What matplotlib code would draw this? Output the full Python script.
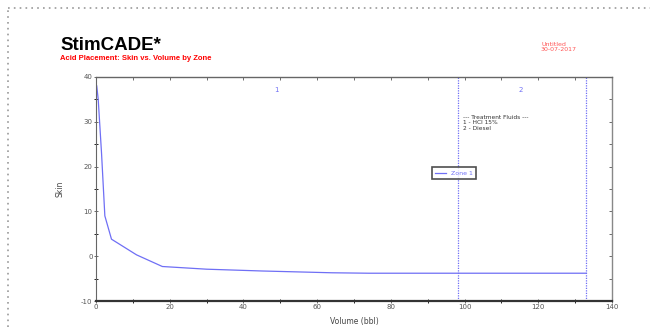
import matplotlib.pyplot as plt
from matplotlib.lines import Line2D

plt.rcParams['axes.unicode_minus'] = False

# curve
volume = [0.2, 0.6, 1.5, 2.4, 4.2, 11, 18, 30, 45, 64, 74, 133]
skin = [38, 35, 23, 9, 3.8, 0.3, -2.3, -2.9, -3.3, -3.7, -3.8, -3.8]

zone_bounds = [98.2, 133]
zone_names = ['1', '2']
zone_centers = [49, 115.3]
fluids = ['--- Treatment Fluids ---', '1 - HCl 15%', '2 - Diesel']

blue = '#6f6ff5'

fig = plt.figure(figsize=(6.5, 3.27), dpi=100)
ax = fig.add_axes([96/650, 1 - 301/327, (612-96)/650, (301-77)/327])

ax.plot(volume, skin, color=blue, lw=0.9, label='Zone 1')
for b in zone_bounds:
    ax.axvline(b, color=blue, lw=0.9, ls=(0, (1, 1)))
for c, n in zip(zone_centers, zone_names):
    ax.text(c, 37, n, color=blue, fontsize=5, ha='center', va='center')

ax.text(99.5, 31.5, '\n'.join(fluids), fontsize=4.2, color='#333333',
        va='top', ha='left', linespacing=1.1)

ax.set_xlim(0, 140)
ax.set_ylim(-10, 40)
ax.set_xticks(range(0, 141, 20))
ax.set_xticks(range(0, 141, 10), minor=True)
ax.set_yticks(range(-10, 41, 10))
ax.set_yticks(range(-10, 41, 5), minor=True)
ax.tick_params(labelsize=5, colors='#555555', length=3, width=0.6,
               direction='inout', pad=1)
ax.tick_params(which='minor', length=2.5, width=0.6, direction='inout')

# top / right: short inward ticks, no labels
sec_x = ax.secondary_xaxis('top')
sec_x.set_xticks(range(0, 141, 10))
sec_x.tick_params(direction='in', length=2, width=0.6, labeltop=False, colors='#555555')
sec_x.spines['top'].set_visible(False)
sec_y = ax.secondary_yaxis('right')
sec_y.set_yticks(range(-10, 41, 5))
sec_y.tick_params(direction='in', length=2, width=0.6, labelright=False, colors='#555555')
sec_y.spines['right'].set_visible(False)

ax.set_xlabel('Volume (bbl)', fontsize=5.5, color='#444444', labelpad=5)
ax.set_ylabel('Skin', fontsize=5.5, color='#444444', labelpad=12)

ax.spines['bottom'].set_linewidth(1.6)
ax.spines['bottom'].set_color('#333333')
ax.spines['left'].set_color('#666666')
ax.spines['left'].set_linewidth(0.8)
ax.spines['right'].set_color('#888888')
ax.spines['right'].set_linewidth(1.0)
ax.spines['top'].set_color('#666666')
ax.spines['top'].set_linewidth(1.0)

leg = ax.legend(handles=[Line2D([], [], color=blue, lw=0.9)], labels=['Zone 1'],
                loc='center', bbox_to_anchor=((454-96)/516, (301-173)/224),
                fontsize=4.5, frameon=True, fancybox=False, handlelength=1.8,
                borderpad=0.5, labelcolor=blue)
leg.get_frame().set_edgecolor('#222222')
leg.get_frame().set_linewidth(1.2)

fig.text(60/650, 1 - 46/327, 'StimCADE*', fontsize=13.5, fontweight='bold',
         va='center', ha='left', family='Liberation Sans')
fig.text(60/650, 1 - 58/327, 'Acid Placement: Skin vs. Volume by Zone', fontsize=5.5,
         fontweight='bold', color='red', va='center', ha='left', family='Liberation Sans')
fig.text(541/650, 1 - 47/327, 'Untitled\n30-07-2017', fontsize=4.5, color='#ff5555',
         va='center', ha='left', linespacing=1.0)

# dotted page border
fig.add_artist(Line2D([8/650, 1], [1 - 8/327, 1 - 8/327], color='#999999', lw=1.2,
                      ls=(0, (1, 2.5)), transform=fig.transFigure))
fig.add_artist(Line2D([8/650, 8/650], [0, 1 - 8/327], color='#999999', lw=1.2,
                      ls=(0, (1, 2.5)), transform=fig.transFigure))

fig.savefig('out.png', dpi=100)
**********
* **SHORT EXERCISE**: Give again, word for word, every line from the top of the data above to the line holding "sec_y.spines['right'].set_visible(False)", inclusive, with the pictures left out.

* **COMPLETE RESPONSE**:
What matplotlib code would draw this? Output the full Python script.
import matplotlib.pyplot as plt
from matplotlib.lines import Line2D

plt.rcParams['axes.unicode_minus'] = False

# curve
volume = [0.2, 0.6, 1.5, 2.4, 4.2, 11, 18, 30, 45, 64, 74, 133]
skin = [38, 35, 23, 9, 3.8, 0.3, -2.3, -2.9, -3.3, -3.7, -3.8, -3.8]

zone_bounds = [98.2, 133]
zone_names = ['1', '2']
zone_centers = [49, 115.3]
fluids = ['--- Treatment Fluids ---', '1 - HCl 15%', '2 - Diesel']

blue = '#6f6ff5'

fig = plt.figure(figsize=(6.5, 3.27), dpi=100)
ax = fig.add_axes([96/650, 1 - 301/327, (612-96)/650, (301-77)/327])

ax.plot(volume, skin, color=blue, lw=0.9, label='Zone 1')
for b in zone_bounds:
    ax.axvline(b, color=blue, lw=0.9, ls=(0, (1, 1)))
for c, n in zip(zone_centers, zone_names):
    ax.text(c, 37, n, color=blue, fontsize=5, ha='center', va='center')

ax.text(99.5, 31.5, '\n'.join(fluids), fontsize=4.2, color='#333333',
        va='top', ha='left', linespacing=1.1)

ax.set_xlim(0, 140)
ax.set_ylim(-10, 40)
ax.set_xticks(range(0, 141, 20))
ax.set_xticks(range(0, 141, 10), minor=True)
ax.set_yticks(range(-10, 41, 10))
ax.set_yticks(range(-10, 41, 5), minor=True)
ax.tick_params(labelsize=5, colors='#555555', length=3, width=0.6,
               direction='inout', pad=1)
ax.tick_params(which='minor', length=2.5, width=0.6, direction='inout')

# top / right: short inward ticks, no labels
sec_x = ax.secondary_xaxis('top')
sec_x.set_xticks(range(0, 141, 10))
sec_x.tick_params(direction='in', length=2, width=0.6, labeltop=False, colors='#555555')
sec_x.spines['top'].set_visible(False)
sec_y = ax.secondary_yaxis('right')
sec_y.set_yticks(range(-10, 41, 5))
sec_y.tick_params(direction='in', length=2, width=0.6, labelright=False, colors='#555555')
sec_y.spines['right'].set_visible(False)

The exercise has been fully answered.